**Objective**.
Give the data again exactly as written, skipping any pictures.

····················

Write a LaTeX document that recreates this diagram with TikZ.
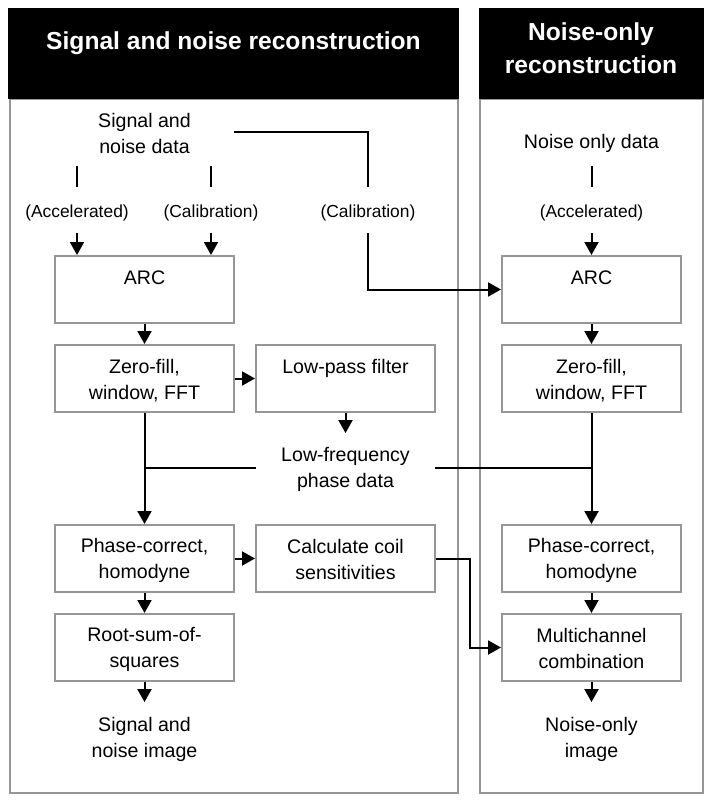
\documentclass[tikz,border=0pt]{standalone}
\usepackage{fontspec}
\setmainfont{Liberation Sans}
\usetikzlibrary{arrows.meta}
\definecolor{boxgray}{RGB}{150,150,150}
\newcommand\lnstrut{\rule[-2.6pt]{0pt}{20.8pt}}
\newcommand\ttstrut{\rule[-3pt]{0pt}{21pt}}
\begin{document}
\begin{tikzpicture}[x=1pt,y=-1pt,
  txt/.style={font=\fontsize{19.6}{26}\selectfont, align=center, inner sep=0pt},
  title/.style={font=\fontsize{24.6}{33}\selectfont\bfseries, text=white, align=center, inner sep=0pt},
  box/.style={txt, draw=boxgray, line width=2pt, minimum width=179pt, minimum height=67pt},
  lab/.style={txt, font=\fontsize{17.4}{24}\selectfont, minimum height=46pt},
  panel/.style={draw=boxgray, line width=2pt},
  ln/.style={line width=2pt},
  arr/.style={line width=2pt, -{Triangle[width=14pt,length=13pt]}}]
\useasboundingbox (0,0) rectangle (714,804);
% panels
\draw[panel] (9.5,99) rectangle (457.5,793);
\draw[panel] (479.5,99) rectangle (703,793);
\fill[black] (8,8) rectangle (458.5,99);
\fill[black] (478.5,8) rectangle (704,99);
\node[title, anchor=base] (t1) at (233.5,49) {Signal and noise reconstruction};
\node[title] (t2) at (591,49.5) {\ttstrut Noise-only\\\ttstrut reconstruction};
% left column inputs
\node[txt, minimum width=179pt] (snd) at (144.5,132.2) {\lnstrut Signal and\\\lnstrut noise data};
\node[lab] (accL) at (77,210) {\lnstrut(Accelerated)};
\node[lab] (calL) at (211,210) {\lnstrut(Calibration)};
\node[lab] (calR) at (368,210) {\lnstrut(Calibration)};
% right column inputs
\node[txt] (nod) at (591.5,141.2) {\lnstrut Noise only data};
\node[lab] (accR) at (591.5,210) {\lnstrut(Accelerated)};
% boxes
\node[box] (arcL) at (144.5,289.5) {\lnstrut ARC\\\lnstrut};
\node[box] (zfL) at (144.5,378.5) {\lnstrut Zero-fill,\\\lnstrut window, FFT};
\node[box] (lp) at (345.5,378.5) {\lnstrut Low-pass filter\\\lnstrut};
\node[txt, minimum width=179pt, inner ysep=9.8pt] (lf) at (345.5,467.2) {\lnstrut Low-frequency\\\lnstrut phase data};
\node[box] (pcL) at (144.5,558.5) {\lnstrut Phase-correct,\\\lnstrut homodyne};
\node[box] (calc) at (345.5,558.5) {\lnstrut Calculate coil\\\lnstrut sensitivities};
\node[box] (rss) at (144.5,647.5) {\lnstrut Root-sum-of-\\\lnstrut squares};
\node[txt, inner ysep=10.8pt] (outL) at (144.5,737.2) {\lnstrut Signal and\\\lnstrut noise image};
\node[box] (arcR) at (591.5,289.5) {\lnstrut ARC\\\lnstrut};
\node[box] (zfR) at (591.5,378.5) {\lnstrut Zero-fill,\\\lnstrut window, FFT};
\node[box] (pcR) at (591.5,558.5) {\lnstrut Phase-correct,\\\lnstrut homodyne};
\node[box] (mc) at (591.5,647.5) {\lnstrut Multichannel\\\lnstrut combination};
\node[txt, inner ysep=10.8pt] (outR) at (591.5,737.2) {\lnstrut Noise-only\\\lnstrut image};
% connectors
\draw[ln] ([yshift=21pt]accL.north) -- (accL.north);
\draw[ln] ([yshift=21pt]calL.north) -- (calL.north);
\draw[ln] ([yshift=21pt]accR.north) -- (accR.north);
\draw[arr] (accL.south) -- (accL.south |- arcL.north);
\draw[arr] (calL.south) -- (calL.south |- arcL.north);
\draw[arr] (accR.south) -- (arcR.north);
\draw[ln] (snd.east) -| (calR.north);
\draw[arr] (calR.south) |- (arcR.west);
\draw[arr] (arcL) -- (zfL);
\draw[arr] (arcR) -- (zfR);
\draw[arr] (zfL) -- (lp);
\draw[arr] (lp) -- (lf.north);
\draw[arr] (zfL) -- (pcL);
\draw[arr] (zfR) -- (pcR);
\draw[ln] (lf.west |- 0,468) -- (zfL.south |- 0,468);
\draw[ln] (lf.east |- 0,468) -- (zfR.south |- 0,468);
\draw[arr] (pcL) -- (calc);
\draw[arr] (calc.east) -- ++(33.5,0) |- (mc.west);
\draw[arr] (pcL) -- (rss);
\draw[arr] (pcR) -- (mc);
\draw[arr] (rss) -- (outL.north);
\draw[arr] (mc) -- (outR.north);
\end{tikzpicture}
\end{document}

····················

**Exercise answer**.
Write a LaTeX document that recreates this diagram with TikZ.
\documentclass[tikz,border=0pt]{standalone}
\usepackage{fontspec}
\setmainfont{Liberation Sans}
\usetikzlibrary{arrows.meta}
\definecolor{boxgray}{RGB}{150,150,150}
\newcommand\lnstrut{\rule[-2.6pt]{0pt}{20.8pt}}
\newcommand\ttstrut{\rule[-3pt]{0pt}{21pt}}
\begin{document}
\begin{tikzpicture}[x=1pt,y=-1pt,
  txt/.style={font=\fontsize{19.6}{26}\selectfont, align=center, inner sep=0pt},
  title/.style={font=\fontsize{24.6}{33}\selectfont\bfseries, text=white, align=center, inner sep=0pt},
  box/.style={txt, draw=boxgray, line width=2pt, minimum width=179pt, minimum height=67pt},
  lab/.style={txt, font=\fontsize{17.4}{24}\selectfont, minimum height=46pt},
  panel/.style={draw=boxgray, line width=2pt},
  ln/.style={line width=2pt},
  arr/.style={line width=2pt, -{Triangle[width=14pt,length=13pt]}}]
\useasboundingbox (0,0) rectangle (714,804);
% panels
\draw[panel] (9.5,99) rectangle (457.5,793);
\draw[panel] (479.5,99) rectangle (703,793);
\fill[black] (8,8) rectangle (458.5,99);
\fill[black] (478.5,8) rectangle (704,99);
\node[title, anchor=base] (t1) at (233.5,49) {Signal and noise reconstruction};
\node[title] (t2) at (591,49.5) {\ttstrut Noise-only\\\ttstrut reconstruction};
% left column inputs
\node[txt, minimum width=179pt] (snd) at (144.5,132.2) {\lnstrut Signal and\\\lnstrut noise data};
\node[lab] (accL) at (77,210) {\lnstrut(Accelerated)};
\node[lab] (calL) at (211,210) {\lnstrut(Calibration)};
\node[lab] (calR) at (368,210) {\lnstrut(Calibration)};
% right column inputs
\node[txt] (nod) at (591.5,141.2) {\lnstrut Noise only data};
\node[lab] (accR) at (591.5,210) {\lnstrut(Accelerated)};
% boxes
\node[box] (arcL) at (144.5,289.5) {\lnstrut ARC\\\lnstrut};
\node[box] (zfL) at (144.5,378.5) {\lnstrut Zero-fill,\\\lnstrut window, FFT};
\node[box] (lp) at (345.5,378.5) {\lnstrut Low-pass filter\\\lnstrut};
\node[txt, minimum width=179pt, inner ysep=9.8pt] (lf) at (345.5,467.2) {\lnstrut Low-frequency\\\lnstrut phase data};
\node[box] (pcL) at (144.5,558.5) {\lnstrut Phase-correct,\\\lnstrut homodyne};
\node[box] (calc) at (345.5,558.5) {\lnstrut Calculate coil\\\lnstrut sensitivities};
\node[box] (rss) at (144.5,647.5) {\lnstrut Root-sum-of-\\\lnstrut squares};
\node[txt, inner ysep=10.8pt] (outL) at (144.5,737.2) {\lnstrut Signal and\\\lnstrut noise image};
\node[box] (arcR) at (591.5,289.5) {\lnstrut ARC\\\lnstrut};
\node[box] (zfR) at (591.5,378.5) {\lnstrut Zero-fill,\\\lnstrut window, FFT};
\node[box] (pcR) at (591.5,558.5) {\lnstrut Phase-correct,\\\lnstrut homodyne};
\node[box] (mc) at (591.5,647.5) {\lnstrut Multichannel\\\lnstrut combination};
\node[txt, inner ysep=10.8pt] (outR) at (591.5,737.2) {\lnstrut Noise-only\\\lnstrut image};
% connectors
\draw[ln] ([yshift=21pt]accL.north) -- (accL.north);
\draw[ln] ([yshift=21pt]calL.north) -- (calL.north);
\draw[ln] ([yshift=21pt]accR.north) -- (accR.north);
\draw[arr] (accL.south) -- (accL.south |- arcL.north);
\draw[arr] (calL.south) -- (calL.south |- arcL.north);
\draw[arr] (accR.south) -- (arcR.north);
\draw[ln] (snd.east) -| (calR.north);
\draw[arr] (calR.south) |- (arcR.west);
\draw[arr] (arcL) -- (zfL);
\draw[arr] (arcR) -- (zfR);
\draw[arr] (zfL) -- (lp);
\draw[arr] (lp) -- (lf.north);
\draw[arr] (zfL) -- (pcL);
\draw[arr] (zfR) -- (pcR);
\draw[ln] (lf.west |- 0,468) -- (zfL.south |- 0,468);
\draw[ln] (lf.east |- 0,468) -- (zfR.south |- 0,468);
\draw[arr] (pcL) -- (calc);
\draw[arr] (calc.east) -- ++(33.5,0) |- (mc.west);
\draw[arr] (pcL) -- (rss);
\draw[arr] (pcR) -- (mc);
\draw[arr] (rss) -- (outL.north);
\draw[arr] (mc) -- (outR.north);
\end{tikzpicture}
\end{document}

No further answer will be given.